==== Data extract ====
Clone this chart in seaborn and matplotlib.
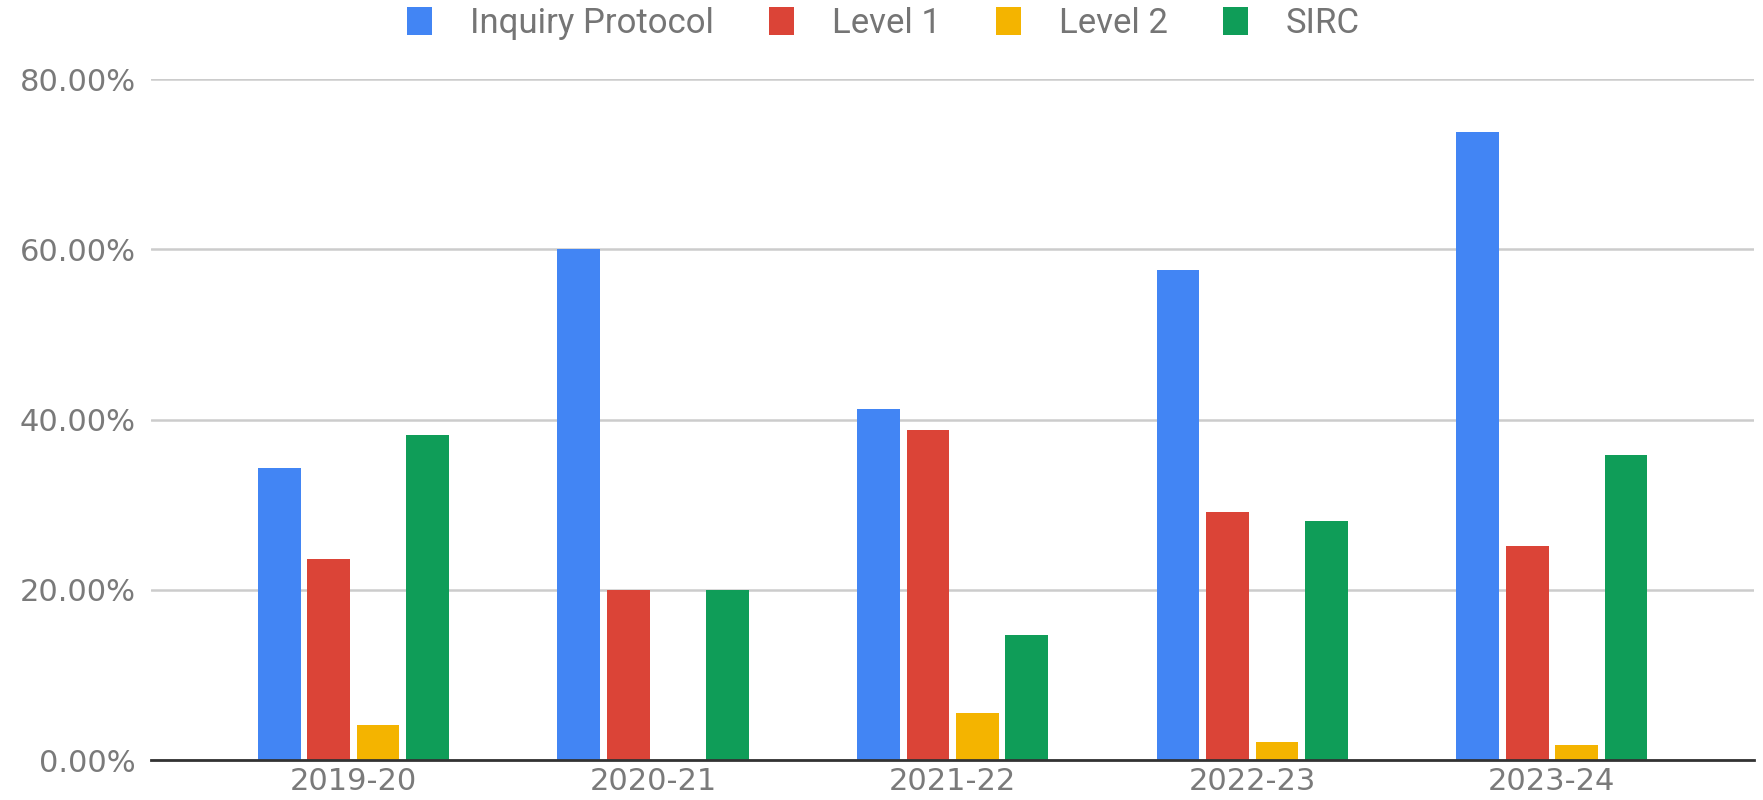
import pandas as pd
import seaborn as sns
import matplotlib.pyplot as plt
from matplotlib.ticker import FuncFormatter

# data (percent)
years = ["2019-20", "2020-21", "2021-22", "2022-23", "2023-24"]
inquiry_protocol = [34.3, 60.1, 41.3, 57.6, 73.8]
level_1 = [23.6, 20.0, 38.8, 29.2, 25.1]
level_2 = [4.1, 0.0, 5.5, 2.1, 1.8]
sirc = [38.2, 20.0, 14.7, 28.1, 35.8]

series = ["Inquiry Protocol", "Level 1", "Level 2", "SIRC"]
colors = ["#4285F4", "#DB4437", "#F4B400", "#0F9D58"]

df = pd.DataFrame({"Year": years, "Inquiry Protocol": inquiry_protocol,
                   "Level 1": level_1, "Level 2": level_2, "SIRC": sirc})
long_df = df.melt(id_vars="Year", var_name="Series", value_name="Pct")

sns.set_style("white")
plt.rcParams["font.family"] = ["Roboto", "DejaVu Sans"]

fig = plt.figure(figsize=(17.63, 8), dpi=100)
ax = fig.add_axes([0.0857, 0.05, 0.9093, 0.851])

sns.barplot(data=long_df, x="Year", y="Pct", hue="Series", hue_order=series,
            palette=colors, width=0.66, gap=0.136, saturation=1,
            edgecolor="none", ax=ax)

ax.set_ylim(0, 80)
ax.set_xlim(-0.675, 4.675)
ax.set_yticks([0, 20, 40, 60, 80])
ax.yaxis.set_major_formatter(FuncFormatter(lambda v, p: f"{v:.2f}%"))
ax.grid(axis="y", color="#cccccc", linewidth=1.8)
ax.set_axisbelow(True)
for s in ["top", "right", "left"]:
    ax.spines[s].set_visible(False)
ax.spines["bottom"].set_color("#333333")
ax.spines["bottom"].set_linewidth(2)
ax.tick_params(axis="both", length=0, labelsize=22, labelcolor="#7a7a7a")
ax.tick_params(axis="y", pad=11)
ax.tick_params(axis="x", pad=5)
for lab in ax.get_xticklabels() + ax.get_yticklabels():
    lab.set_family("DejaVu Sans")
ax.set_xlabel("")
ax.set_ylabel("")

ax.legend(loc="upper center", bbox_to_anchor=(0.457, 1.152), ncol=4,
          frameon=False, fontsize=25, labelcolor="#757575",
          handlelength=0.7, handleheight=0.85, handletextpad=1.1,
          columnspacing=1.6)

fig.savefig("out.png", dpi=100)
====
▶ What you should do
Reproduce the whole listing word for word, setting aside any pictures.

▶ Reply to the exercise
Clone this chart in seaborn and matplotlib.
import pandas as pd
import seaborn as sns
import matplotlib.pyplot as plt
from matplotlib.ticker import FuncFormatter

# data (percent)
years = ["2019-20", "2020-21", "2021-22", "2022-23", "2023-24"]
inquiry_protocol = [34.3, 60.1, 41.3, 57.6, 73.8]
level_1 = [23.6, 20.0, 38.8, 29.2, 25.1]
level_2 = [4.1, 0.0, 5.5, 2.1, 1.8]
sirc = [38.2, 20.0, 14.7, 28.1, 35.8]

series = ["Inquiry Protocol", "Level 1", "Level 2", "SIRC"]
colors = ["#4285F4", "#DB4437", "#F4B400", "#0F9D58"]

df = pd.DataFrame({"Year": years, "Inquiry Protocol": inquiry_protocol,
                   "Level 1": level_1, "Level 2": level_2, "SIRC": sirc})
long_df = df.melt(id_vars="Year", var_name="Series", value_name="Pct")

sns.set_style("white")
plt.rcParams["font.family"] = ["Roboto", "DejaVu Sans"]

fig = plt.figure(figsize=(17.63, 8), dpi=100)
ax = fig.add_axes([0.0857, 0.05, 0.9093, 0.851])

sns.barplot(data=long_df, x="Year", y="Pct", hue="Series", hue_order=series,
            palette=colors, width=0.66, gap=0.136, saturation=1,
            edgecolor="none", ax=ax)

ax.set_ylim(0, 80)
ax.set_xlim(-0.675, 4.675)
ax.set_yticks([0, 20, 40, 60, 80])
ax.yaxis.set_major_formatter(FuncFormatter(lambda v, p: f"{v:.2f}%"))
ax.grid(axis="y", color="#cccccc", linewidth=1.8)
ax.set_axisbelow(True)
for s in ["top", "right", "left"]:
    ax.spines[s].set_visible(False)
ax.spines["bottom"].set_color("#333333")
ax.spines["bottom"].set_linewidth(2)
ax.tick_params(axis="both", length=0, labelsize=22, labelcolor="#7a7a7a")
ax.tick_params(axis="y", pad=11)
ax.tick_params(axis="x", pad=5)
for lab in ax.get_xticklabels() + ax.get_yticklabels():
    lab.set_family("DejaVu Sans")
ax.set_xlabel("")
ax.set_ylabel("")

ax.legend(loc="upper center", bbox_to_anchor=(0.457, 1.152), ncol=4,
          frameon=False, fontsize=25, labelcolor="#757575",
          handlelength=0.7, handleheight=0.85, handletextpad=1.1,
          columnspacing=1.6)

fig.savefig("out.png", dpi=100)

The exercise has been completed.